The Globe and Mail
March 3, 2015
For six years – half the life of the Harper government – Keystone XL has dominated Canada-U.S. relations. It has sucked up energies better devoted to advancing our regulatory and border co-operation initiatives, including those to ease pre-clearance and to set common standards.
XL cast a shadow over collaboration in the Arctic where we might have followed the example of the Nordic nations and shared with the Americans a four year co-chair of the Arctic Council.
Ironically, Canadian oil is flowing into the United States as never before at volumes almost 50 per cent greater than all OPEC countries combined. Most of it goes by pipeline – by far the safest mode of transport – by tanker, barge, road and, increasingly, by rail.
The “Go With Canada” arguments in favour of the pipeline remain sound. The geopolitical argument bears repeating: Why would you treat a reliable ally, sourcing your essential strategic commodity, worse than despotic regimes that fund and furnish Islamist terrorism? Alberta, Premier Jim Prentice observed, is also the only major foreign supplier of oil with a carbon-pricing scheme. And the vast majority of the refined product stays in the United States.
As President, Barack Obama stands singular in his failure to appreciate the strategic importance of Canada to the United States. The XL veto will solidify his position with environmentalists. Those with big wallets likely will open them to his presidential library. As another Chicago South Sider, the great (and fictional) Mr. Dooley, long ago observed “politics ain’t bean bag.”
If the Obama administration has been small in its treatment of Canada, too often the Harper government has behaved stupidly in its dealings with the United States.
It starts, as Brian Mulroney well understood, with the development of a strong personal relationship with the president. Unfortunately, both Stephen Harper and Barack Obama are “cat” persons – their relationship is not the camaraderie that characterized Reagan-Mulroney or Clinton-Chrétien.
Mr. Harper should have recognized that on the environment, President Obama has religion. Apparently oblivious to the signals around potential compromises on climate from U.S. Ambassadors David Jacobson and Bruce Heyman, the Harper government forgot that ours is an asymmetrical relationship: the United States matters more to Canada, than we do to them.

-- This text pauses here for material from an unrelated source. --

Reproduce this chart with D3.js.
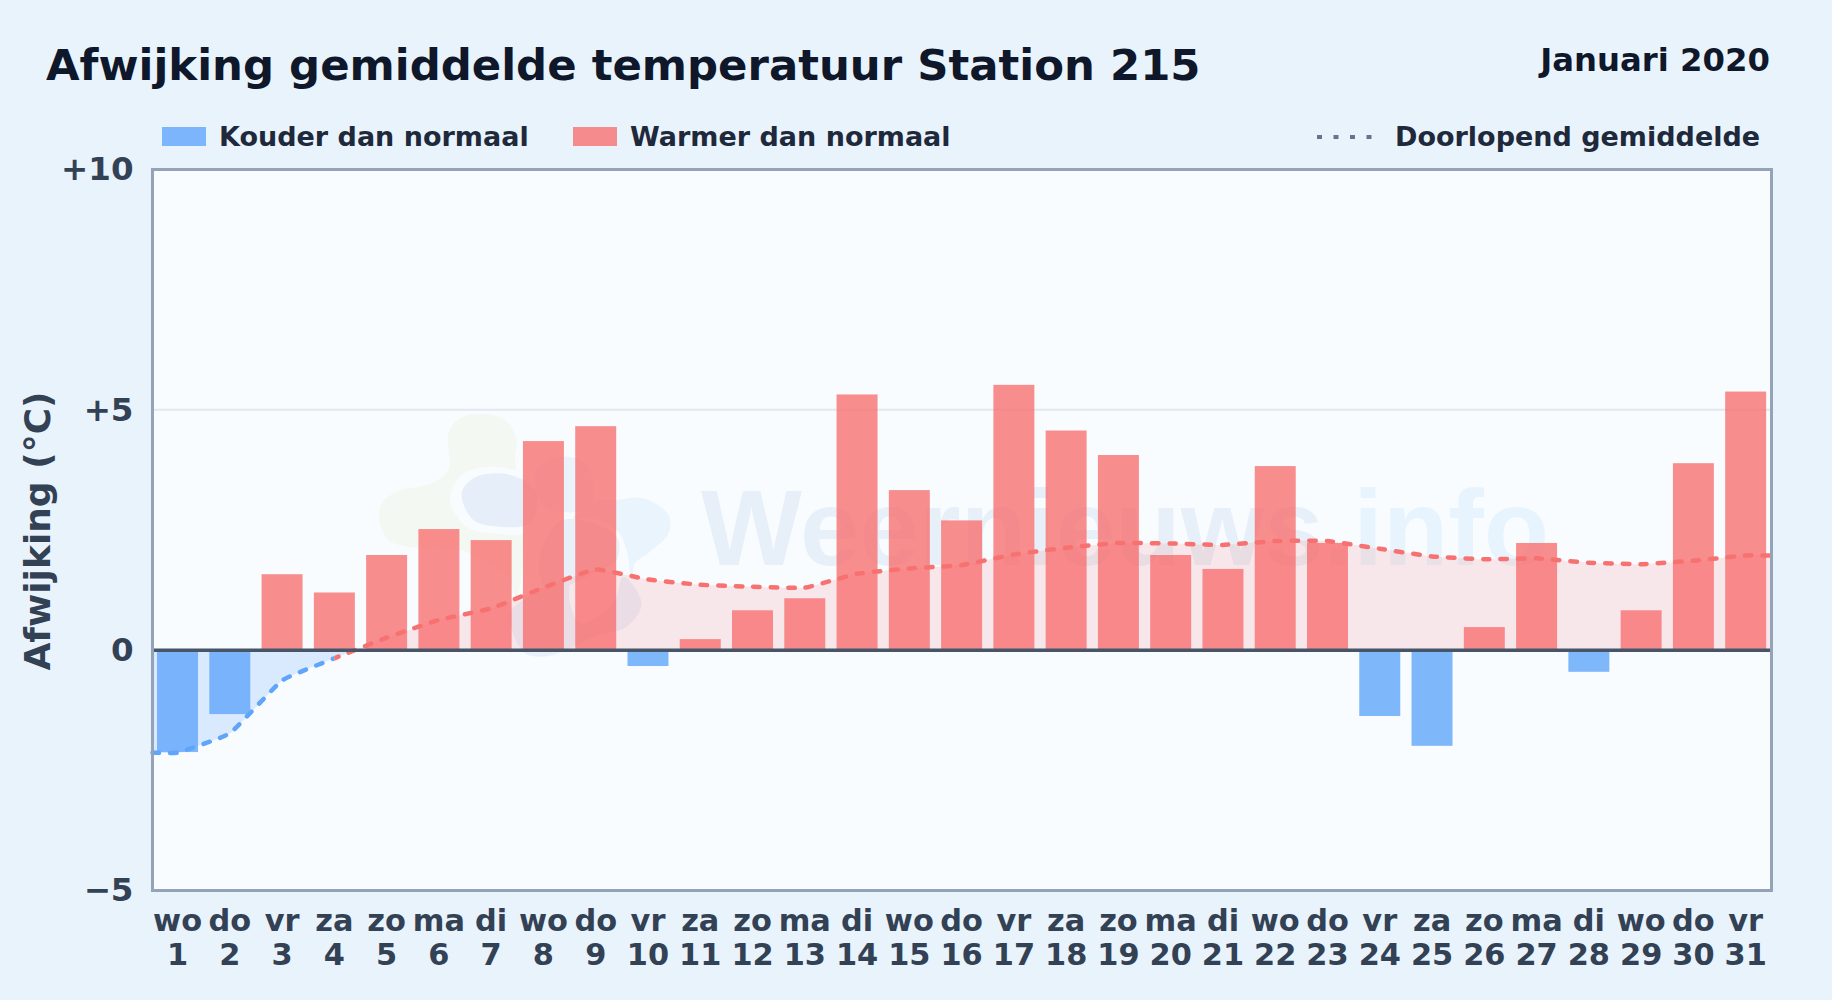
<!DOCTYPE html>
<html>
<head>
<meta charset="utf-8">
<title>Afwijking gemiddelde temperatuur Station 215</title>
<script src="https://cdn.jsdelivr.net/npm/d3@7"></script>
<style>
  html, body { margin: 0; padding: 0; background: #e9f3fc; }
  svg { display: block; font-family: "DejaVu Sans", sans-serif; font-weight: bold; }
</style>
</head>
<body>
<div id="chart"></div>
<script>
const days = d3.range(1, 32);
const weekdays = ['wo','do','vr','za','zo','ma','di','wo','do','vr','za','zo','ma','di','wo','do','vr','za','zo','ma','di','wo','do','vr','za','zo','ma','di','wo','do','vr'];
const deviation = [-2.12,-1.33,1.58,1.2,1.98,2.52,2.29,4.35,4.66,-0.33,0.23,0.83,1.08,5.32,3.33,2.7,5.52,4.57,4.06,1.98,1.69,3.83,2.23,-1.37,-1.99,0.48,2.23,-0.45,0.83,3.89,5.38];
const runningMean = [-2.13,-1.73,-0.63,-0.17,0.26,0.63,0.87,1.3,1.68,1.47,1.36,1.32,1.3,1.59,1.7,1.77,1.99,2.13,2.23,2.22,2.19,2.27,2.27,2.11,1.95,1.89,1.91,1.82,1.79,1.86,1.97];
const yTicks = [-5, 0, 5, 10];

const width = 1832, height = 1000;
const margin = { top: 169.5, right: 60.5, bottom: 109.5, left: 152.5 };
const plotRight = width - margin.right, plotBottom = height - margin.bottom;

const svg = d3.select('#chart').append('svg').attr('width', width).attr('height', height);
const defs = svg.append('defs');

svg.append('rect').attr('width', width).attr('height', height).attr('fill', '#e9f3fc');

const x = d3.scaleBand().domain(days).range([151.4, 1771.8]).paddingInner(0.216).paddingOuter(0.108);
const y = d3.scaleLinear().domain([-5, 10]).range([plotBottom, margin.top]);
const cx = d => x(d) + x.bandwidth() / 2;

svg.append('rect')
  .attr('x', margin.left).attr('y', margin.top)
  .attr('width', plotRight - margin.left).attr('height', plotBottom - margin.top)
  .attr('fill', '#f8fcff');

// watermark logo, outlines traced in a local 3x space
const mark = svg.append('g');
const logo = mark.append('g').attr('transform', 'translate(360, 390) scale(0.3333)');
const blob = d3.line().curve(d3.curveCatmullRomClosed.alpha(0.5));
logo.append('path')
  .attr('d', blob([[265,130],[300,85],[380,72],[440,95],[470,150],[465,205],[480,300],[490,450],[470,620],[440,560],[330,490],[250,470],[150,472],[85,450],[60,400],[65,340],[110,305],[215,280],[265,240]]))
  .attr('fill', '#f3f9f2');
logo.append('path')
  .attr('d', blob([[270,330],[310,250],[420,232],[520,270],[540,350],[630,355],[640,385],[520,430],[400,430],[320,410]]))
  .attr('fill', '#f8fcff');
logo.append('path')
  .attr('d', blob([[305,310],[340,265],[410,250],[480,265],[530,310],[510,400],[420,410],[340,390]]))
  .attr('fill', '#e6eff9');
logo.append('path')
  .attr('d', blob([[530,240],[610,200],[680,225],[700,300],[690,355],[560,355],[530,300]]))
  .attr('fill', '#eaf3fc');
logo.append('path')
  .attr('d', blob([[640,385],[700,335],[770,330],[850,325],[925,375],[925,430],[870,485],[825,520],[815,570],[800,480],[770,420],[700,385]]))
  .attr('fill', '#e9f4fd');
logo.append('path')
  .attr('d', blob([[610,390],[770,440],[770,510],[700,550],[560,600],[540,500]]))
  .attr('fill', '#e8f0f9');
logo.append('path')
  .attr('d', blob([[450,670],[490,630],[620,570],[630,640],[660,700],[760,640],[790,560],[845,640],[800,710],[700,740],[640,770],[550,800],[490,785]]))
  .attr('fill', '#e8f0f9');
const wm = mark.append('text')
  .attr('x', 701).attr('y', 565)
  .attr('font-size', 107)
  .attr('font-family', '"Liberation Sans"').attr('font-weight', 'bold');
wm.append('tspan').attr('fill', '#e7f0f8').text('Weernieuws');
wm.append('tspan').attr('fill', '#e8f4fd').text('.info');

// gridline at +5
svg.append('line')
  .attr('x1', margin.left).attr('x2', plotRight)
  .attr('y1', y(5)).attr('y2', y(5))
  .attr('stroke', '#e2e8f0').attr('stroke-width', 2);

// area between running mean and zero
const curve = d3.curveCardinal.tension(0.65);
const meanPoints = [[margin.left, runningMean[0]], ...days.map((d, i) => [cx(d), runningMean[i]]), [plotRight, runningMean[30]]];
const area = d3.area().x(d => d[0]).y0(y(0)).y1(d => y(d[1])).curve(curve);
const line = d3.line().x(d => d[0]).y(d => y(d[1])).curve(curve);

defs.append('clipPath').attr('id', 'above').append('rect')
  .attr('x', margin.left).attr('y', margin.top).attr('width', plotRight - margin.left).attr('height', y(0) - margin.top);
defs.append('clipPath').attr('id', 'below').append('rect')
  .attr('x', margin.left).attr('y', y(0)).attr('width', plotRight - margin.left).attr('height', plotBottom - y(0));
defs.append('clipPath').attr('id', 'coldPart').append('rect')
  .attr('x', 140).attr('y', margin.top).attr('width', cx(4) - 140).attr('height', plotBottom - margin.top);
defs.append('clipPath').attr('id', 'warmPart').append('rect')
  .attr('x', cx(4)).attr('y', margin.top).attr('width', 1790 - cx(4)).attr('height', plotBottom - margin.top);

svg.append('path').datum(meanPoints).attr('d', area).attr('clip-path', 'url(#above)').attr('fill', 'rgba(248,113,113,0.15)');
svg.append('path').datum(meanPoints).attr('d', area).attr('clip-path', 'url(#below)').attr('fill', 'rgba(96,165,250,0.2)');

// bars
svg.selectAll('.bar')
  .data(days)
  .enter().append('rect')
  .attr('class', 'bar')
  .attr('x', d => x(d))
  .attr('y', (d, i) => y(Math.max(0, deviation[i])))
  .attr('width', x.bandwidth())
  .attr('height', (d, i) => Math.abs(y(deviation[i]) - y(0)))
  .attr('fill', (d, i) => deviation[i] < 0 ? 'rgba(96,165,250,0.8)' : 'rgba(248,113,113,0.8)');

// running mean
svg.append('path').datum(meanPoints).attr('d', line).attr('clip-path', 'url(#coldPart)')
  .attr('fill', 'none').attr('stroke', '#60a5fa').attr('stroke-width', 4.5)
  .attr('stroke-dasharray', '6.5 11').attr('stroke-linecap', 'round');
svg.append('path').datum(meanPoints).attr('d', line).attr('clip-path', 'url(#warmPart)')
  .attr('fill', 'none').attr('stroke', '#f87171').attr('stroke-width', 4.5)
  .attr('stroke-dasharray', '6.5 11').attr('stroke-linecap', 'round');

// zero line
svg.append('line')
  .attr('x1', margin.left).attr('x2', plotRight)
  .attr('y1', y(0)).attr('y2', y(0))
  .attr('stroke', '#475569').attr('stroke-width', 3.5);

// frame
svg.append('rect')
  .attr('x', margin.left).attr('y', margin.top)
  .attr('width', plotRight - margin.left).attr('height', plotBottom - margin.top)
  .attr('fill', 'none').attr('stroke', '#94a3b8').attr('stroke-width', 3);

// axes
const fmt = d => d > 0 ? '+' + d : d < 0 ? '\u2212' + Math.abs(d) : '0';
const yAxis = svg.append('g')
  .attr('transform', `translate(${margin.left}, 0)`)
  .call(d3.axisLeft(y).tickValues(yTicks).tickFormat(fmt).tickSize(0).tickPadding(19));
yAxis.select('.domain').remove();
yAxis.selectAll('text').attr('font-size', 32.5).attr('font-family', '"DejaVu Sans"').attr('font-weight', 'bold').attr('fill', '#334155');

const xAxis = svg.append('g')
  .attr('transform', `translate(0, ${plotBottom})`)
  .call(d3.axisBottom(x).tickSize(0).tickFormat(''));
xAxis.select('.domain').remove();
xAxis.selectAll('.tick').each(function (d, i) {
  const t = d3.select(this).select('text')
    .attr('y', 0).attr('dy', null)
    .attr('font-size', 30.4).attr('font-family', '"DejaVu Sans"').attr('font-weight', 'bold').attr('fill', '#334155');
  t.append('tspan').attr('x', 0).attr('y', 40.5).text(weekdays[i]);
  t.append('tspan').attr('x', 0).attr('y', 74).text(d);
});

svg.append('text')
  .attr('transform', `translate(50, ${(margin.top + plotBottom) / 2 + 1}) rotate(-90)`)
  .attr('text-anchor', 'middle')
  .attr('font-size', 36).attr('fill', '#334155')
  .text('Afwijking (°C)');

// titles
svg.append('text').attr('x', 46).attr('y', 79.5).attr('font-size', 43.4).attr('fill', '#0f172a')
  .text('Afwijking gemiddelde temperatuur Station 215');
svg.append('text').attr('x', 1770).attr('y', 71).attr('text-anchor', 'end').attr('font-size', 32.3).attr('fill', '#0f172a')
  .text('Januari 2020');

// legend
const legendText = ['Kouder dan normaal', 'Warmer dan normaal'];
const legendX = [162, 573];
const legendColor = ['rgba(96,165,250,0.8)', 'rgba(248,113,113,0.8)'];
legendText.forEach((t, i) => {
  svg.append('rect').attr('x', legendX[i]).attr('y', 127).attr('width', 44).attr('height', 19).attr('fill', legendColor[i]);
  svg.append('text').attr('x', legendX[i] + 57).attr('y', 146).attr('font-size', 27).attr('fill', '#1e293b').text(t);
});
svg.append('line').attr('x1', 1317).attr('x2', 1374).attr('y1', 137).attr('y2', 137)
  .attr('stroke', '#64748b').attr('stroke-width', 4).attr('stroke-dasharray', '5 11.5');
svg.append('text').attr('x', 1395).attr('y', 146).attr('font-size', 27).attr('fill', '#1e293b').text('Doorlopend gemiddelde');
</script>
</body>
</html>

The U.S. pays us little attention not because they don’t like us – they do (more than we like them) – but because they bear global responsibilities. Our contentious issues – energy and environment, trade and economics – don’t have the same weight as war and peace.
With 9/11, we both invested in a North American security perimeter based on the principle of “inspected once, cleared twice.” Faster sea and land lanes mean that our West Coast ports – Vancouver and Prince Rupert, B.C. – benefit from in-transit trade.
But despite U.S. protests, we recently passed legislation specifically preventing in-transit inspection for counterfeit goods. Particularly galling to the Americans was Industry Minister James Moore’s declaration that “it’s a bit of stretch” to ask Canadians to act as a “border filter for all goods destined for the U.S. market.” Yet that is precisely what perimeter security and “inspected once, cleared twice” is all about.
The takeaway from these incidents is that when small meets stupid we both lose.
Accommodation on all of these issues is doable – something our ambassadors, premiers and governors understand and what business expects of government.
On climate, Gary Doer, Canadian Ambassador to the U.S., has argued for establishing shared standards for emissions, fracking, hydro and the development of a North American energy portrait for strategic infrastructure investments.
To increase trade and investment, Ambassador Heyman has invited U.S. governors to visit and, in two weeks, he co-hosts a D.C. summit to increase joint investment.
Our premiers meet their American and Mexican counterparts this October in their first-ever summit. They will focus on the practical: infrastructure and supply-chain management, education and energy technology. The states and provinces are the best level to address procurement protectionism and to recognize professional accreditation, thus meeting North American labour-market needs.
The tensions afflicting our two national governments are but one level in the multidimensional chessboards of Canada-U.S. relations. We are allied on the increasingly big issues of peace and security. The only damper on the annual migration south of Canadian snowbirds is the plunging Canadian dollar.
Former U.S. secretary of state George Shultz often compares managing Canada-U.S. relations to carefully tending the garden. Mr. Harper and Mr. Obama both need lessons in gardening. Now let’s leave XL behind us and focus on making North America a sustainable, economic powerhouse.